## Task to carry out
Retype only the lines from the top of the records to the line with "Chart.register(...registerables);", including that line but none of the pictures.

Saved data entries

┄┄┄┄┄┄┄┄┄┄┄┄┄┄┄┄┄┄┄┄

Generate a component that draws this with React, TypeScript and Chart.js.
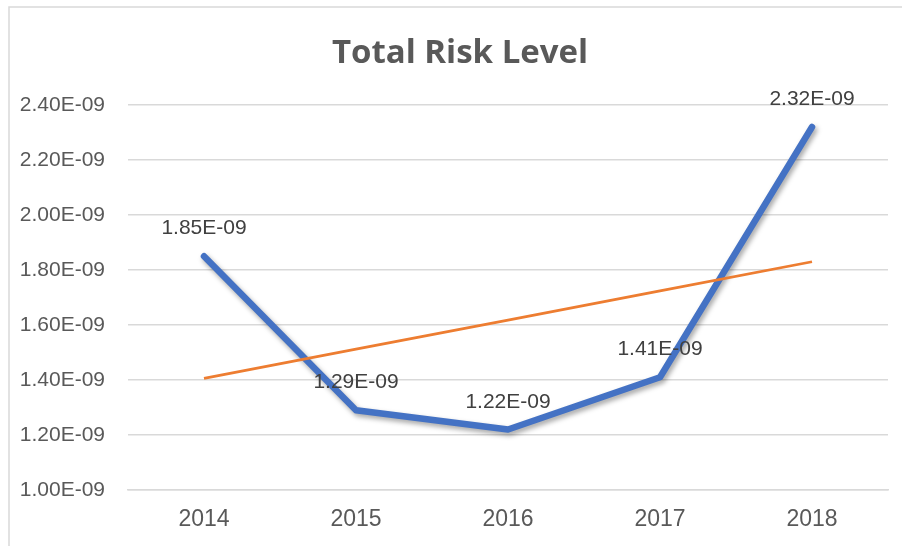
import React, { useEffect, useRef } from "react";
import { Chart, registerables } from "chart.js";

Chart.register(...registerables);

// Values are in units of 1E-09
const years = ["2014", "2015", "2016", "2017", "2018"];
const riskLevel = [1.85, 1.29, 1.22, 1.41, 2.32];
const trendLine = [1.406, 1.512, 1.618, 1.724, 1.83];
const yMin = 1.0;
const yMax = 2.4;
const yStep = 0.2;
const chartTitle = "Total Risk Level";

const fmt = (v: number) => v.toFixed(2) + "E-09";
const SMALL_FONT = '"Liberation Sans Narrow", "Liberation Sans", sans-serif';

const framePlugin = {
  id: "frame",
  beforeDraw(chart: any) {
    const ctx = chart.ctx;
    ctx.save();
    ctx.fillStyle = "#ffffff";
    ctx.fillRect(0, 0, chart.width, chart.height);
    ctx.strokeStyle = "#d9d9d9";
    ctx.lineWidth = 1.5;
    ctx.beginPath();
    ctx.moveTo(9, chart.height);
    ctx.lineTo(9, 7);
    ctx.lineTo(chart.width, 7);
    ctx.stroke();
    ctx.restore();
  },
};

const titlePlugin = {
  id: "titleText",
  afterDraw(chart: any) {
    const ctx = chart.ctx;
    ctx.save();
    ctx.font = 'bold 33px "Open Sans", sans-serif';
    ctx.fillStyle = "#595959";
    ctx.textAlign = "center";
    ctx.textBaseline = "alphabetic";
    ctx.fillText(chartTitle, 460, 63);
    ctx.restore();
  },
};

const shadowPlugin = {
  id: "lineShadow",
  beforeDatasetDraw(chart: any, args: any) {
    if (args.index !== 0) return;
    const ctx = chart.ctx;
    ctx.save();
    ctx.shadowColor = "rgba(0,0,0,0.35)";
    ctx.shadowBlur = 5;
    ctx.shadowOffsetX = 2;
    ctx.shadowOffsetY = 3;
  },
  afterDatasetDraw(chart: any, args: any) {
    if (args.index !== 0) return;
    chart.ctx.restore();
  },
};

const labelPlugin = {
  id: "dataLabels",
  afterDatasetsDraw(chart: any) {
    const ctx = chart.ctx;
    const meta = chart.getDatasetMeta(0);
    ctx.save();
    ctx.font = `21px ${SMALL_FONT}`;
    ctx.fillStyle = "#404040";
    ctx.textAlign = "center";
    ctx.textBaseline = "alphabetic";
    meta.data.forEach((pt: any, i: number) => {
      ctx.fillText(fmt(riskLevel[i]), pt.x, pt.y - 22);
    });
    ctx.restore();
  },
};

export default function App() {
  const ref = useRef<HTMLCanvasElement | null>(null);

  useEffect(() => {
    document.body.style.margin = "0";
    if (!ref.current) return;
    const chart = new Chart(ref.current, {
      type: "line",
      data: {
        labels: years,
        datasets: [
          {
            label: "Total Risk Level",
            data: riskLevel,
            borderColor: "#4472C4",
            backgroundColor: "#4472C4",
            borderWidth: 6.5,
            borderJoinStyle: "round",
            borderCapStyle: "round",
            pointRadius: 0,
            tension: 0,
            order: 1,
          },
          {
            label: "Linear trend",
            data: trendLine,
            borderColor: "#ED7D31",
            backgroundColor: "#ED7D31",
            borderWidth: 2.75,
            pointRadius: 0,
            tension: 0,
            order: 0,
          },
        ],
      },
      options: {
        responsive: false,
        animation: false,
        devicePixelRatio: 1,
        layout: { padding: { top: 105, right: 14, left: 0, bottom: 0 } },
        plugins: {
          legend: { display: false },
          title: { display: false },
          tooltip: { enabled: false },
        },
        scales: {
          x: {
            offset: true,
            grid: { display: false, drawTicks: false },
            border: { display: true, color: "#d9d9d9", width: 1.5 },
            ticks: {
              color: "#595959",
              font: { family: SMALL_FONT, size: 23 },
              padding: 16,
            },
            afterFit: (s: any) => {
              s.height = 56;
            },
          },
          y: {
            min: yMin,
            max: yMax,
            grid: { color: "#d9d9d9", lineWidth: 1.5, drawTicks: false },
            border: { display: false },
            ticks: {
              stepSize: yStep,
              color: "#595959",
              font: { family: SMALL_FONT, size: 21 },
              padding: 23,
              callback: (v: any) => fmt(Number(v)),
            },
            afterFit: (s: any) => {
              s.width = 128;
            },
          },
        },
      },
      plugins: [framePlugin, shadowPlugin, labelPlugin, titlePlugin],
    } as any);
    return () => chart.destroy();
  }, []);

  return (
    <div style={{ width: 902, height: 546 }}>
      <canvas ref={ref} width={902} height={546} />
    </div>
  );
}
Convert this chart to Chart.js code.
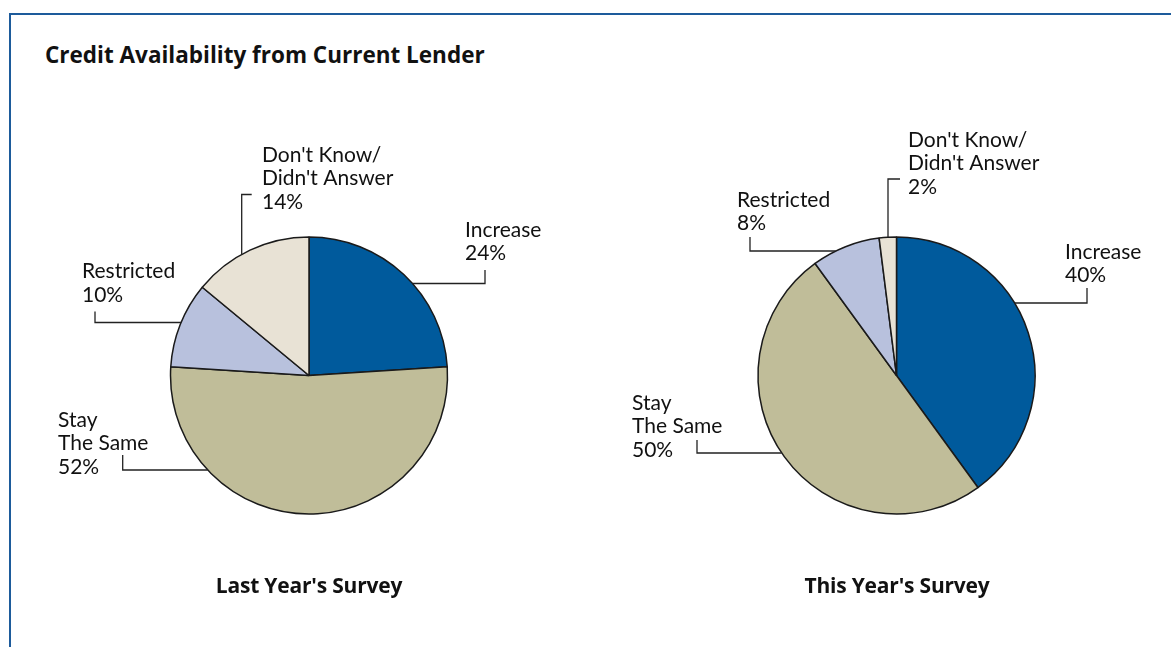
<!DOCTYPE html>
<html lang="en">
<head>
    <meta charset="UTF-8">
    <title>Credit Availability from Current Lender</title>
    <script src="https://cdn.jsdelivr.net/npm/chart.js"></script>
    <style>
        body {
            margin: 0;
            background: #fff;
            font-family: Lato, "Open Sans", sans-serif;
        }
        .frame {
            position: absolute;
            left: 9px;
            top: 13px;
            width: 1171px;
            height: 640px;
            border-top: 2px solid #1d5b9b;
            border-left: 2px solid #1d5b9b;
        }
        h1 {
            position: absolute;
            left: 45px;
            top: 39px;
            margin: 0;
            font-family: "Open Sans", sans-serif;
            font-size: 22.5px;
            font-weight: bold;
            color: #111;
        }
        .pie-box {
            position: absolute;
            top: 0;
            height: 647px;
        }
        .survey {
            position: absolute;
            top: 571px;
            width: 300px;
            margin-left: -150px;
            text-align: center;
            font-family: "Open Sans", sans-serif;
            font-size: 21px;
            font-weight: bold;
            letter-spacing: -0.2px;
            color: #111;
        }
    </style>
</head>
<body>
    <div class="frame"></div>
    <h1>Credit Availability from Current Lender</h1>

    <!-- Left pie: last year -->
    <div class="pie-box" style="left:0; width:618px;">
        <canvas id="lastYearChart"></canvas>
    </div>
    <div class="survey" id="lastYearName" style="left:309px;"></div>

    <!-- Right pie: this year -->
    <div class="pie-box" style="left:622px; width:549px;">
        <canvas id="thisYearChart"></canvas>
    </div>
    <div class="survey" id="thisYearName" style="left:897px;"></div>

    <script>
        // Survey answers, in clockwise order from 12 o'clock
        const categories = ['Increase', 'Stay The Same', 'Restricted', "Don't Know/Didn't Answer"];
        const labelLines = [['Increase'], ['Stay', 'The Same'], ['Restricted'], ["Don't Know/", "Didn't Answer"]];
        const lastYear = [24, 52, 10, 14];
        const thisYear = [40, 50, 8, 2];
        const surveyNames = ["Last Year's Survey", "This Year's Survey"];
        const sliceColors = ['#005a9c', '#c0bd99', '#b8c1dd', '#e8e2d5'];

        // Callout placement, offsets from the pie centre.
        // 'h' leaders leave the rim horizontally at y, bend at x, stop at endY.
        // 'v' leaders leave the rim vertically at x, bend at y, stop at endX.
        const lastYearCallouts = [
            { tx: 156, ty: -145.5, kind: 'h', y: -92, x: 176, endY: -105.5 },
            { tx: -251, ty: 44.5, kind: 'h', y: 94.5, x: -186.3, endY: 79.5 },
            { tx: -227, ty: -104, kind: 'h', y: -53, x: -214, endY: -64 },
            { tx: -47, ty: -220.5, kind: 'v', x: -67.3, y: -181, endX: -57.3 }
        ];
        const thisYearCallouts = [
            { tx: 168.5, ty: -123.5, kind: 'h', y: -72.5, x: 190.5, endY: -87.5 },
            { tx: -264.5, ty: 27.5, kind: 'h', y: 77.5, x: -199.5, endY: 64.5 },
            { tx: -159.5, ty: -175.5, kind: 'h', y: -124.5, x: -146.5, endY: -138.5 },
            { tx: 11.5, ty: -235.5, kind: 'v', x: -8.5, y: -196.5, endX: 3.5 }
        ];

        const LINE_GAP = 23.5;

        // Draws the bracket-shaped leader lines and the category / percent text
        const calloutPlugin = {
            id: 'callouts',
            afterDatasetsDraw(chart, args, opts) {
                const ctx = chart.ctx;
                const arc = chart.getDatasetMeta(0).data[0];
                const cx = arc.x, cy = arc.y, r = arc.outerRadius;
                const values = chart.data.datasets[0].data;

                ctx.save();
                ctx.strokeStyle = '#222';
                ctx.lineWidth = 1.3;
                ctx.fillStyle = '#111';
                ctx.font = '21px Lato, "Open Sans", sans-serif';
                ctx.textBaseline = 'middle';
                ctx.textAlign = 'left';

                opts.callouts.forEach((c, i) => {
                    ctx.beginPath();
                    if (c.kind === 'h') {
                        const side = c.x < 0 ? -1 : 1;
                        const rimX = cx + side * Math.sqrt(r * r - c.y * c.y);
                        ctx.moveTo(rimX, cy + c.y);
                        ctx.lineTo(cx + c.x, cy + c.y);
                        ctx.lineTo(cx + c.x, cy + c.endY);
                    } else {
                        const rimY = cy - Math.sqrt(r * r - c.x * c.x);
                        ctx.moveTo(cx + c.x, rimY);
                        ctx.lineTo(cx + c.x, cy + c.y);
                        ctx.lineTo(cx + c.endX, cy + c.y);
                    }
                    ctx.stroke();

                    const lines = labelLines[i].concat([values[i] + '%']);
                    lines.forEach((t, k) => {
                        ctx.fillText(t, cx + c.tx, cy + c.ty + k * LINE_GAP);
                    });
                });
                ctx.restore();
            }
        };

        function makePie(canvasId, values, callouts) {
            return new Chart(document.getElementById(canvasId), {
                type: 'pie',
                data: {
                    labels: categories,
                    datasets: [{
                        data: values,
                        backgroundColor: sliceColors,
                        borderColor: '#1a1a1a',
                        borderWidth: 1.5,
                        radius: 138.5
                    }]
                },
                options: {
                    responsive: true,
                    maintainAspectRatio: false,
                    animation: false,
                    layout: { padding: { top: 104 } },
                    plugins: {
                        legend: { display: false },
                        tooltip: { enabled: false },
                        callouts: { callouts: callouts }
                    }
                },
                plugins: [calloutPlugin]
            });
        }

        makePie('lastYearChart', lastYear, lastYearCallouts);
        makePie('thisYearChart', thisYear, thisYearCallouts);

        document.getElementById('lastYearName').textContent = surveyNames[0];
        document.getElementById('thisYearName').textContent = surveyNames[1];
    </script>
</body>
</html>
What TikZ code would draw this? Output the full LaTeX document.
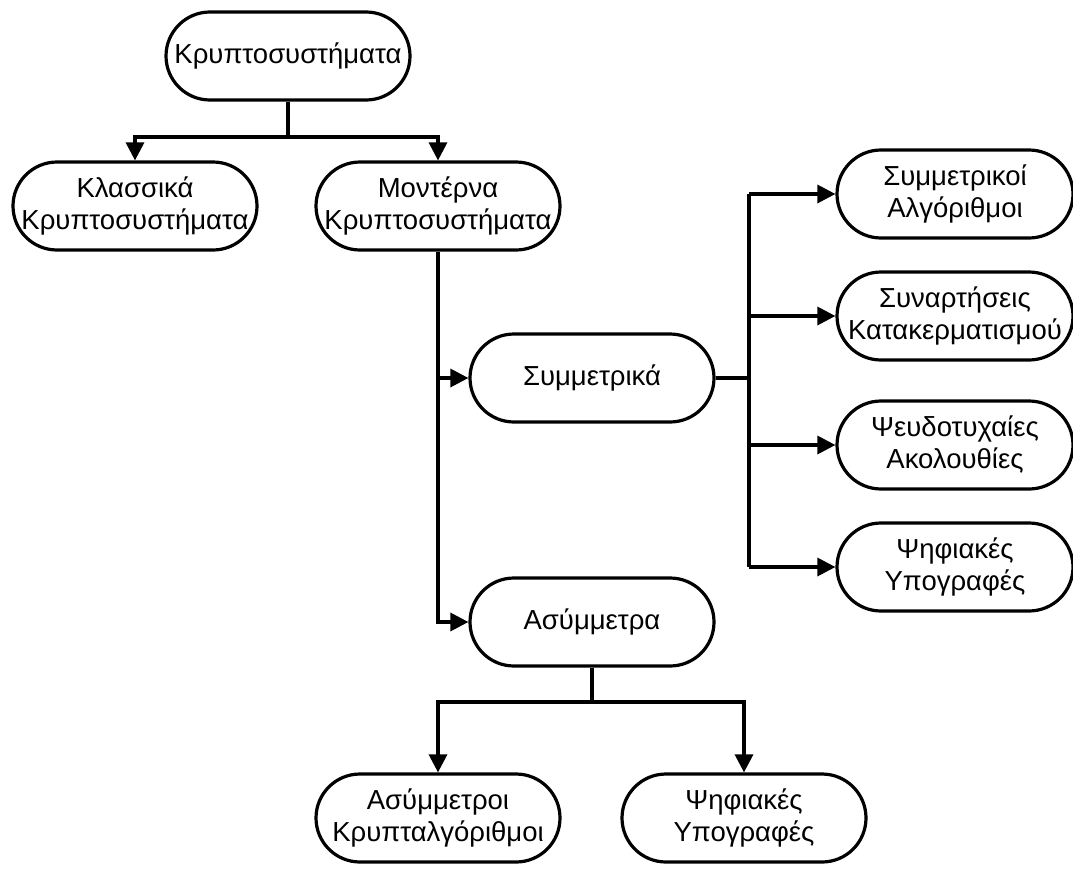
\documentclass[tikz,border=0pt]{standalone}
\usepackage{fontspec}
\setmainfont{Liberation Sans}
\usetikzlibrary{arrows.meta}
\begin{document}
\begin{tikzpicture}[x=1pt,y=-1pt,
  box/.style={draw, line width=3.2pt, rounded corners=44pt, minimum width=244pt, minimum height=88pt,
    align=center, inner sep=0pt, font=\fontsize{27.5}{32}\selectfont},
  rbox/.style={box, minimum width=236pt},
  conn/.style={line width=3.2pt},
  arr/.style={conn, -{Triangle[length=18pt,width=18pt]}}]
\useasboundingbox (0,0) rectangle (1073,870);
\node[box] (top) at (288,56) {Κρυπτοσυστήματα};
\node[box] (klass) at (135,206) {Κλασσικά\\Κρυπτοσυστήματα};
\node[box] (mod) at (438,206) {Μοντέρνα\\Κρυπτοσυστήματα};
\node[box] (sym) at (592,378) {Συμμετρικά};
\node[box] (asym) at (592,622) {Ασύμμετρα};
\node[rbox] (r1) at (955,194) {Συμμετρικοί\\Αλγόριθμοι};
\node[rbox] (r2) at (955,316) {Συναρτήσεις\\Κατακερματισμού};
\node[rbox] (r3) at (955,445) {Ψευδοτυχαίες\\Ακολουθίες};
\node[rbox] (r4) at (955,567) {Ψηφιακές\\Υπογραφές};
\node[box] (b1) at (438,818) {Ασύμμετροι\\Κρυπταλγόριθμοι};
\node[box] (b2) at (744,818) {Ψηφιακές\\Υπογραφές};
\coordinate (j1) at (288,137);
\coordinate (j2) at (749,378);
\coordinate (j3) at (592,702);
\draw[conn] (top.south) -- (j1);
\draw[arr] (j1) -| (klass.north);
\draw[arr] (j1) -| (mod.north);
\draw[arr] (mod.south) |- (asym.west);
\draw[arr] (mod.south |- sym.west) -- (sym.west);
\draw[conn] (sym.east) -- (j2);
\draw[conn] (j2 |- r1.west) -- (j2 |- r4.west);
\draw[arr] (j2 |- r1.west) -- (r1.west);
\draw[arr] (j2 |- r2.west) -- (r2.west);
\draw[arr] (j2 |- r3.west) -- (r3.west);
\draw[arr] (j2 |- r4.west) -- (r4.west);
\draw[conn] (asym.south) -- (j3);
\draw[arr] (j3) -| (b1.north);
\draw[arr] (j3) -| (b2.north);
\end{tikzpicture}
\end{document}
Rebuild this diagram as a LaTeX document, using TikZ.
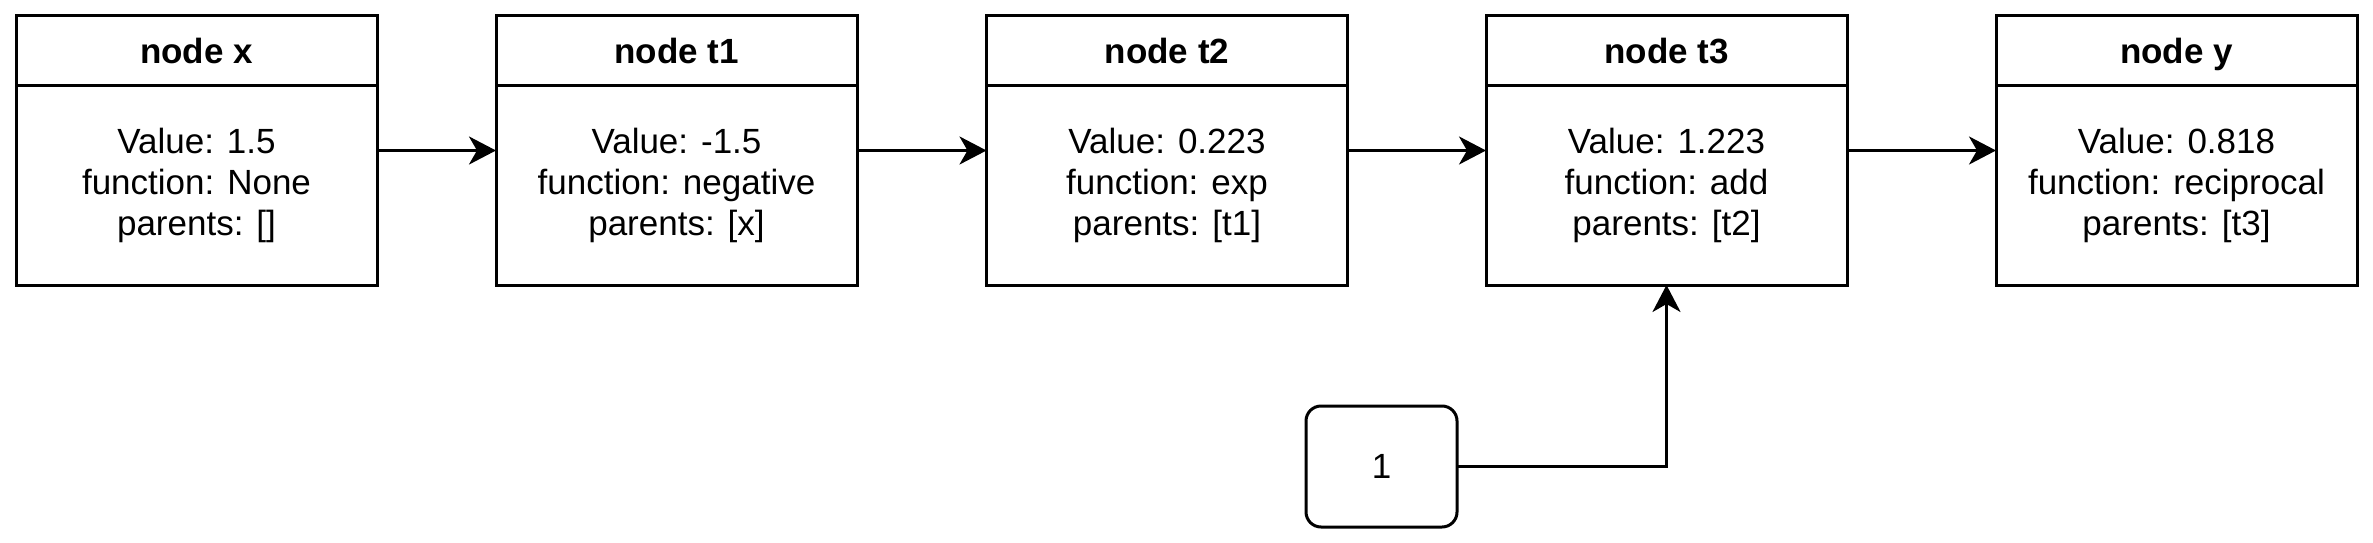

┄┄┄┄┄┄┄┄┄┄┄┄┄┄┄┄┄┄┄┄

## Result of the task
Generate a component that draws this with React, TypeScript and Chart.js.
import React, { useEffect, useRef } from "react";
import { Chart, registerables } from "chart.js";

Chart.register(...registerables);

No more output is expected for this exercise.